Отношение Гиммлера и гестапо к оппозиции было неоднозначным. Они как бы не стремились арестовать, допросить, судить и наказать непокорных. Гестаповцы занимались бесконечным сбором улик, свидетельствующих о существовании сети заговорщиков, в наличии которой никто и не сомневался. Создавалось впечатление, что они готовы даже допустить покушение на жизнь фюрера, оставив на свободе подозреваемых. Официальным основанием для этого служила теория, что собрать улики, пока подозреваемые остаются на свободе, легче, чем арестовав их. Посему Лангбен вполне мог остаться, как и Попиц, на свободе, если бы Мюллер в это самое время не решил продемонстрировать свое рвение на службе Борману и Гитлеру и досадить любимцу своего хозяина Шелленбергу, которого надеялся свалить по ходу дела. Гиммлер не мог спасти Лангбена от ареста, но в течение нескольких месяцев охранял своего друга и тайного агента от бесчеловечного обращения в застенках гестапо.
Каждый член движения Сопротивления знал: если он в данный момент и не находится под наблюдением гестапо, то в любую минуту может под него попасть, встретившись с одним из подозреваемых. Со дня ареста Лангбена Попицу приходилось действовать с величайшей осторожностью, но он все-таки попытался узнать от Гиммлера что-нибудь о судьбе Лангбена. Из других источников Хассель выяснил, что гестапо старается заставить Лангбена признать наличие связи между его работой в Швейцарии и желанием свести вместе Попица и Гиммлера. В ноябре Хассель узнал, что Лангбена постоянно допрашивают о «людях, стоящих за Попицем, в первую очередь генералах». В том же месяце он впервые встретился со Штауффенбергом, который произвел на него сильное впечатление. Штауффенберг предупредил Хасселя о необходимости соблюдения особой осторожности, делая заявления и встречаясь с людьми, особенно с Попицем, который находится под наблюдением. Гражданское крыло заговора было предоставлено самому себе, раздираемое внутренними дрязгами и борьбой за места в теневом кабинете Герделера, в котором «профессиональный» политик Попиц претендовал на пост министра образования.

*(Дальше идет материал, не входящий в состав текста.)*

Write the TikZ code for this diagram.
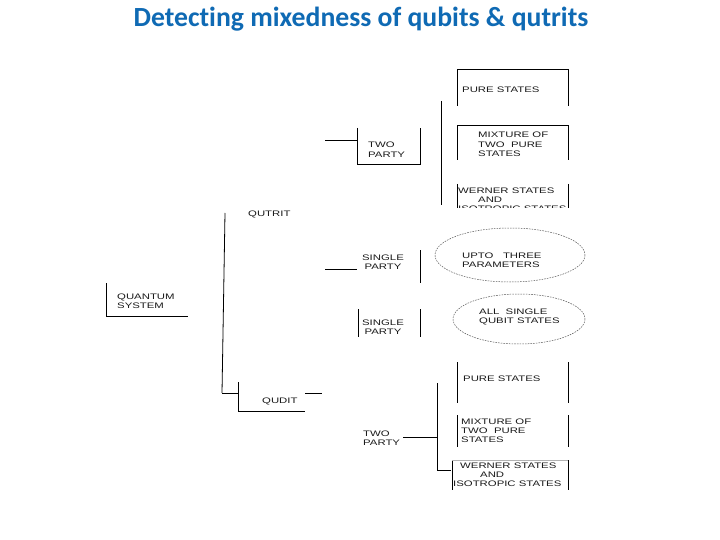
\documentclass[tikz,border=0pt]{standalone}
\usepackage{fontspec}
\setmainfont{Liberation Sans}
\newfontfamily\titlefont[Ligatures=NoCommon]{Carlito}
\newfontfamily\diagfont[FakeStretch=1.42]{Liberation Sans}
\definecolor{titleblue}{HTML}{0F6AB4}
\definecolor{ink}{HTML}{1A1A1A}
\begin{document}
\begin{tikzpicture}[x=1pt,y=-1pt,
  lbl/.style={inner sep=0pt,anchor=base west,align=left,text=ink,
    font=\diagfont\fontsize{8}{9.2}\selectfont},
  clbl/.style={lbl,anchor=base,align=center},
  ln/.style={draw=black,line width=0.8pt},
  oval/.style={draw=gray!70!black,line width=0.5pt,dash pattern=on 1.6pt off 1.1pt}]
\useasboundingbox (0,0) rectangle (720,540);
\fill[white] (0,0) rectangle (720,540);
% title
\node[inner sep=0pt,anchor=base,text=titleblue,font=\titlefont\bfseries\fontsize{27.7}{30}\selectfont] (title) at (361,27) {Detecting mixedness of qubits \& qutrits};
% quantum system (base anchor = last line)
\node[lbl] (qs) at (117,308.2) {QUANTUM\\SYSTEM};
\draw[ln] (106,283) -- (106,316) -- (188,316);
% main vertical
\draw[ln] (225,213) -- (222,393);
\node[lbl] (qutrit) at (248,216) {QUTRIT};
% qudit
\node[lbl] (qudit) at (262,403) {QUDIT};
\draw[ln] (222,393) -- (238,393);
\draw[ln] (238,382) -- (238,411) -- (305,411);
\draw[ln] (305,393) -- (322,393);
% qutrit two party
\draw[ln] (325,140) -- (357,140);
\draw[ln] (357,128) -- (357,164) -- (420,164) -- (420,128);
\node[lbl] (tp1) at (368,157.2) {TWO\\PARTY};
\draw[ln] (441,101) -- (441,205);
% pure states 1
\draw[ln] (457,106) -- (457,69) -- (568,69) -- (568,106);
\node[lbl] (ps1) at (462,93) {PURE STATES};
% mixture 1
\draw[ln] (457,160) -- (457,125) -- (568,125) -- (568,160);
\node[lbl] (mx1) at (478,156.4) {MIXTURE OF\\TWO\ \ PURE\\STATES};
% werner 1
\draw[ln] (457,184) -- (457,208);
\draw[ln] (568,184) -- (568,208);
\begin{scope}
\clip (440,170) rectangle (580,208);
\node[lbl] (wi1) at (458,211.4) {WERNER STATES\\\hspace*{20pt}AND\\ISOTROPIC STATES};
\end{scope}
% single party 1
\draw[ln] (325,269) -- (357,269);
\node[clbl] (sp1) at (383,269.2) {SINGLE\\PARTY};
\draw[ln] (420,250) -- (420,283);
\draw[oval] (510,255) ellipse [x radius=75, y radius=27];
\node[lbl] (up) at (462,267.5) {UPTO\ \ \ THREE\\PARAMETERS};
% single party 2
\draw[ln] (358,309) -- (358,337);
\draw[ln] (420,309) -- (420,337);
\node[clbl] (sp2) at (383,334.2) {SINGLE\\PARTY};
\draw[oval] (519,319) ellipse [x radius=66, y radius=25];
\node[lbl] (al) at (479,323.5) {ALL\ \ SINGLE\\QUBIT STATES};
% qudit two party
\node[lbl] (tp2) at (363,445.5) {TWO\\PARTY};
\draw[ln] (403,437) -- (437,437);
\draw[ln] (437,383) -- (437,470) -- (451,470);
% pure states 2
\draw[ln] (457,362) -- (457,403);
\draw[ln] (568,362) -- (568,403);
\node[lbl] (ps2) at (463,381) {PURE STATES};
% mixture 2
\draw[ln] (457,415) -- (457,447);
\draw[ln] (568,415) -- (568,447);
\node[lbl] (mx2) at (461,442.5) {MIXTURE OF\\TWO\ \ PURE\\STATES};
% werner 2
\draw[ln] (452,460) -- (452,490);
\draw[draw=gray!60,line width=0.5pt] (452,460) -- (568,460);
\draw[ln] (568,460) -- (568,490);
\node[lbl] (wi2) at (453,486.5) {\hspace*{7pt}WERNER STATES\\\hspace*{27pt}AND\\ISOTROPIC STATES};
\end{tikzpicture}
\end{document}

Лангбен был не единственным видным членом Сопротивления, арестованным в 1943 году. Как мы уже видели, в апреле были схвачены Йозеф Мюллер и Дитрих Бонхёффер, а также сестра Бонхёффера и ее муж Ганс фон Донаньи. У попавшего под подозрение Остера были связаны руки, и вскоре он покинул свой пост в абвере. Гизевиус, которого допросили и которому пригрозили арестом, сумел перейти швейцарскую границу.
Роль, сыгранная Бонхёффером в том, что он назвал «великим маскарадом зла», тяжелым грузом легла на его совесть. Хотя он свято верил, что его служение Господу неотделимо от политических убеждений и действий, решение прийти в абвер и работать на Сопротивление было принято человеком, а не пастором. Он понимал, что, если будет арестован, ему придется обманывать и изворачиваться, и надеялся, что вынужденная ложь в таких обстоятельствах станет его христианским долгом. Его друг и коллега Эберхард Бетге рассказал, как вел себя Бонхёффер в Восточной Пруссии, когда они находились там с евангелистской миссией и пришло сообщение о падении Франции. В это время они были в людном месте. Все вскочили с мест, подняли руки и запели национальным гимн Германии. Бетге был потрясен, увидев, как Дитрих поднимает руки и поет вместе со всеми, одновременно призывая товарищей сделать то же самое. После он сказал Бетге: «Ты сошел с ума? Мы не можем позволить себе самопожертвование в порядке протеста против таких глупостей. Мы должны жертвовать собой ради чего– нибудь более серьезного».